> What is asked:
Please write the listing below out again exactly, leaving every picture behind.

------ Source material

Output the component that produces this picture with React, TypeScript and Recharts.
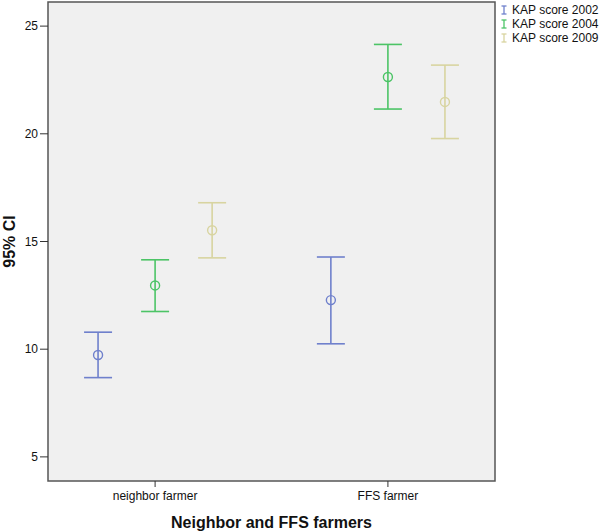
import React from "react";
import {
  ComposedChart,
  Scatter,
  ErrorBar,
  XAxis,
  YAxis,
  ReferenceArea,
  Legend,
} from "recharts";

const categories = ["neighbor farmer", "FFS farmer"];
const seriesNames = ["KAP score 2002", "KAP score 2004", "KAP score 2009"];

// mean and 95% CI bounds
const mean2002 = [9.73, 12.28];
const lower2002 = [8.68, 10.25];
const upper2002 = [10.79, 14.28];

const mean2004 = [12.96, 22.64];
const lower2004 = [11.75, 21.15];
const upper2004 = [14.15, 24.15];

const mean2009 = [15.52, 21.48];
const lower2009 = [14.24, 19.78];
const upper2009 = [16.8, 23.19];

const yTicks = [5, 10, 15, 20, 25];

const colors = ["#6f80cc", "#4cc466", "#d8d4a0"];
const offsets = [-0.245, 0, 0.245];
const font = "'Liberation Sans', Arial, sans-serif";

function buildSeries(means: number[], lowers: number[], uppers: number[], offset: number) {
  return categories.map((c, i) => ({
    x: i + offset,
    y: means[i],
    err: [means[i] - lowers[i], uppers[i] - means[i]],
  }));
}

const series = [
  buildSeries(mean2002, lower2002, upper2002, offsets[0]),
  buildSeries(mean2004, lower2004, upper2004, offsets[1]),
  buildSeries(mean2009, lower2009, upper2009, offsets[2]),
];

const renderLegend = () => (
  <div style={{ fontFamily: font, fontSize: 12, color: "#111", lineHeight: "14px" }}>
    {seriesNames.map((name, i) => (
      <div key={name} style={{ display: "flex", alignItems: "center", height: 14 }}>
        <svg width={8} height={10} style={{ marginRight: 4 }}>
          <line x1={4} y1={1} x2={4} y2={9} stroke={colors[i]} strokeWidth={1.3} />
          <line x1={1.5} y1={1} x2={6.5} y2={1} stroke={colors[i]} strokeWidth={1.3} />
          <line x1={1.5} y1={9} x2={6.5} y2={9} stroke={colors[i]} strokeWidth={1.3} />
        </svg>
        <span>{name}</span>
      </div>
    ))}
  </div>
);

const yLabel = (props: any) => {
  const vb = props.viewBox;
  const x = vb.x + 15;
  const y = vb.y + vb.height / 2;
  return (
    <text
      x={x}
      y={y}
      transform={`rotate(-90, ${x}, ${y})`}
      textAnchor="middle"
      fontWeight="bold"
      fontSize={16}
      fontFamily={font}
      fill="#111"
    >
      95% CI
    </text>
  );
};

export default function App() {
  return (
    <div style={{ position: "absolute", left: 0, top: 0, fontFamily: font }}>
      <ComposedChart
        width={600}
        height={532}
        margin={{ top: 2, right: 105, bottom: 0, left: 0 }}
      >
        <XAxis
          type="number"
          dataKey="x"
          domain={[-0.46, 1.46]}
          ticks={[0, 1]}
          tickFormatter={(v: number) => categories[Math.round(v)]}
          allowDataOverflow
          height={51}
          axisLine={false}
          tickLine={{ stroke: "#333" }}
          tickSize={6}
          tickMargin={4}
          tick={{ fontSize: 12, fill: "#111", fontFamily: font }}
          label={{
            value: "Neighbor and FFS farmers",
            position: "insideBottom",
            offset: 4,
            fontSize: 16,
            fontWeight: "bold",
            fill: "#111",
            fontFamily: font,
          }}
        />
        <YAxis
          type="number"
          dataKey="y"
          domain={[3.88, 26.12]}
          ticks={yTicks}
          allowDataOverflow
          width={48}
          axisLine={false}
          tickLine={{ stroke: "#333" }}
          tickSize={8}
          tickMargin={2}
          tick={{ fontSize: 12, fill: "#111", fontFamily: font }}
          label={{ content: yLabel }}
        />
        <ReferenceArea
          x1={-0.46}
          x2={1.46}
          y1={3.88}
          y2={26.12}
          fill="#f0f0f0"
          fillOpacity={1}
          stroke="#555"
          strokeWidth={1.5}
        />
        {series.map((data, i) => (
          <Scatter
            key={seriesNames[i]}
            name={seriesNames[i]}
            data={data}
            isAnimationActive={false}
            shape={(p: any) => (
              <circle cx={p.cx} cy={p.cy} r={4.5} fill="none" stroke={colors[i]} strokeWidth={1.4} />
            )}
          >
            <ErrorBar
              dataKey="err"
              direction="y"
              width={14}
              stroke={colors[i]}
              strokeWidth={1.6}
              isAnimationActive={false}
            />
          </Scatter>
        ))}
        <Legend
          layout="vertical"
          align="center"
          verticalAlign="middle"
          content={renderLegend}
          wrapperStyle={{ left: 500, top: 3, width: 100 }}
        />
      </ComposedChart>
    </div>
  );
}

------------

> Exercise answer:
Output the component that produces this picture with React, TypeScript and Recharts.
import React from "react";
import {
  ComposedChart,
  Scatter,
  ErrorBar,
  XAxis,
  YAxis,
  ReferenceArea,
  Legend,
} from "recharts";

const categories = ["neighbor farmer", "FFS farmer"];
const seriesNames = ["KAP score 2002", "KAP score 2004", "KAP score 2009"];

// mean and 95% CI bounds
const mean2002 = [9.73, 12.28];
const lower2002 = [8.68, 10.25];
const upper2002 = [10.79, 14.28];

const mean2004 = [12.96, 22.64];
const lower2004 = [11.75, 21.15];
const upper2004 = [14.15, 24.15];

const mean2009 = [15.52, 21.48];
const lower2009 = [14.24, 19.78];
const upper2009 = [16.8, 23.19];

const yTicks = [5, 10, 15, 20, 25];

const colors = ["#6f80cc", "#4cc466", "#d8d4a0"];
const offsets = [-0.245, 0, 0.245];
const font = "'Liberation Sans', Arial, sans-serif";

function buildSeries(means: number[], lowers: number[], uppers: number[], offset: number) {
  return categories.map((c, i) => ({
    x: i + offset,
    y: means[i],
    err: [means[i] - lowers[i], uppers[i] - means[i]],
  }));
}

const series = [
  buildSeries(mean2002, lower2002, upper2002, offsets[0]),
  buildSeries(mean2004, lower2004, upper2004, offsets[1]),
  buildSeries(mean2009, lower2009, upper2009, offsets[2]),
];

const renderLegend = () => (
  <div style={{ fontFamily: font, fontSize: 12, color: "#111", lineHeight: "14px" }}>
    {seriesNames.map((name, i) => (
      <div key={name} style={{ display: "flex", alignItems: "center", height: 14 }}>
        <svg width={8} height={10} style={{ marginRight: 4 }}>
          <line x1={4} y1={1} x2={4} y2={9} stroke={colors[i]} strokeWidth={1.3} />
          <line x1={1.5} y1={1} x2={6.5} y2={1} stroke={colors[i]} strokeWidth={1.3} />
          <line x1={1.5} y1={9} x2={6.5} y2={9} stroke={colors[i]} strokeWidth={1.3} />
        </svg>
        <span>{name}</span>
      </div>
    ))}
  </div>
);

const yLabel = (props: any) => {
  const vb = props.viewBox;
  const x = vb.x + 15;
  const y = vb.y + vb.height / 2;
  return (
    <text
      x={x}
      y={y}
      transform={`rotate(-90, ${x}, ${y})`}
      textAnchor="middle"
      fontWeight="bold"
      fontSize={16}
      fontFamily={font}
      fill="#111"
    >
      95% CI
    </text>
  );
};

export default function App() {
  return (
    <div style={{ position: "absolute", left: 0, top: 0, fontFamily: font }}>
      <ComposedChart
        width={600}
        height={532}
        margin={{ top: 2, right: 105, bottom: 0, left: 0 }}
      >
        <XAxis
          type="number"
          dataKey="x"
          domain={[-0.46, 1.46]}
          ticks={[0, 1]}
          tickFormatter={(v: number) => categories[Math.round(v)]}
          allowDataOverflow
          height={51}
          axisLine={false}
          tickLine={{ stroke: "#333" }}
          tickSize={6}
          tickMargin={4}
          tick={{ fontSize: 12, fill: "#111", fontFamily: font }}
          label={{
            value: "Neighbor and FFS farmers",
            position: "insideBottom",
            offset: 4,
            fontSize: 16,
            fontWeight: "bold",
            fill: "#111",
            fontFamily: font,
          }}
        />
        <YAxis
          type="number"
          dataKey="y"
          domain={[3.88, 26.12]}
          ticks={yTicks}
          allowDataOverflow
          width={48}
          axisLine={false}
          tickLine={{ stroke: "#333" }}
          tickSize={8}
          tickMargin={2}
          tick={{ fontSize: 12, fill: "#111", fontFamily: font }}
          label={{ content: yLabel }}
        />
        <ReferenceArea
          x1={-0.46}
          x2={1.46}
          y1={3.88}
          y2={26.12}
          fill="#f0f0f0"
          fillOpacity={1}
          stroke="#555"
          strokeWidth={1.5}
        />
        {series.map((data, i) => (
          <Scatter
            key={seriesNames[i]}
            name={seriesNames[i]}
            data={data}
            isAnimationActive={false}
            shape={(p: any) => (
              <circle cx={p.cx} cy={p.cy} r={4.5} fill="none" stroke={colors[i]} strokeWidth={1.4} />
            )}
          >
            <ErrorBar
              dataKey="err"
              direction="y"
              width={14}
              stroke={colors[i]}
              strokeWidth={1.6}
              isAnimationActive={false}
            />
          </Scatter>
        ))}
        <Legend
          layout="vertical"
          align="center"
          verticalAlign="middle"
          content={renderLegend}
          wrapperStyle={{ left: 500, top: 3, width: 100 }}
        />
      </ComposedChart>
    </div>
  );
}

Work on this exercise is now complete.